Foto: Szene mit Gunther Nickles und Wilhelm Schlotterer. © Theater Ulm
Text:Elisabeth Maier, am 27. Januar 2012
Am 14. Oktober 1944 wird der Generalfeldmarschall Erwin Rommel, als Befehlshaber des Afrika-Feldzuges und „Wüstenfuchs“ eine Legende, zum Suizid mit Zyankali gezwungen. Tage später findet in Ulm ein Staatsbegräbnis statt, in dem der Kriegsheld von den Nationalsozialisten verklärt wird. Der Diktatur taugt er nur als Denkmal. Regisseur Stephan Suschke und der Dramaturg Michael Sommer haben sich am Theater Ulm auf eine schwierige Spurensuche begeben. Die Balance zwischen Dichtung und Wahrheit gerät in dem dokumentarischen Stück aus den Fugen. Das Experiment, mit Bezügen zu Kleists „Prinzen von Homburg“ die tragische Dimension von Rommels Leben zu erkunden, ist aufgesetzt. Starke Akzente setzt die Uraufführung des Autorengespanns Suschke und Sommer dagegen, wenn es um die Historie geht. Die erzählen die Ulmer Schauspieler packend.

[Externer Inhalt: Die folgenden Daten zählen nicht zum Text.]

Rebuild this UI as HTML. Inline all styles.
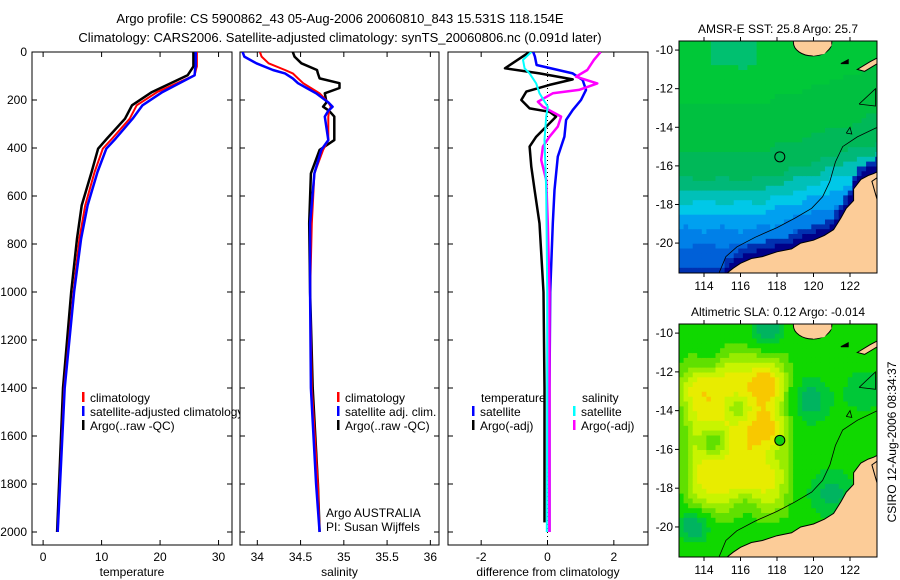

Hinter dem metallisch kalten Bühnenvorhang hat Momme Röhrbein einen Bühnenraum geschaffen, dessen größenwahnsinnige Architektur an ein Ölgemälde erinnert. In seinem Haus in Herrlingen bei Ulm, das einst ein Zwangsaltersheim für Juden war, wartet der schwer verletzte Erwin Rommel darauf, dass ihm der Führer eine neue Aufgabe gibt. In historischer Uniform träumt Gunther Nickles von der Zukunft, aber sein Körper ist schwach. Zudem soll er ein Attentat auf Hitler mitgeplant haben. Die Zerrissenheit des Mannes, der mit Siegen in Afrika Weltherrschafts-Fantasien nährte, zeigt Nickles stark. Selbst im Streit mit seinem Sohn, dem späteren Stuttgarter Oberbürgermeister Manfred Rommel, kann er nicht mehr bestehen.
Max Rechtsteiner lässt den 15-Jährigen, der als Alt-OB bis heute populär ist, zwischen Zweifel und blinder Kriegsleidenschaft taumeln. Rommels Frau Lucie-Maria glaubt fest an die Maximen Hitlers. Christel Mayr zeigt ihre Figur als blasse Schablone einer historischen Figur. Eine Kleist nachempfundene Verssprache nebst Bildern und Zitaten genügen nicht, um das dokumentarische Stück in eine Tragödie zu verwandeln. Da überschätzen Suschke und Sommer das Potenzial des Stoffes. Die Qualität der Uraufführung liegt in der Sensibilität, mit der die Autoren eine umstrittene Gestalt der großen deutschen wie der kleinen Ulmer Stadtgeschichte porträtieren. Die gefühlvolle Ulla Willick schleicht als jüdischer Geist durch die Räume des jüdischen Zwangsaltersheims, in dem später die Rommels wohnten. Verwirrt wispert die Greisin im Nachthemd Satzfetzen. Es sind tragische Berichte von Qualen und Tod im Konzentrationslager, die unter die Haut gehen. Distanziert legt Willick ihre Rolle als Hitler an, der seinen Getreuen Rommel in den Krieg peitscht. Mimik und Gestik verrutschen ihr in die Karikatur. Trotz mancher Schwäche wühlt das Dokumentartheater auf. Der ehrliche Umgang mit der Geschichte offenbart die menschliche Seite des Mythos.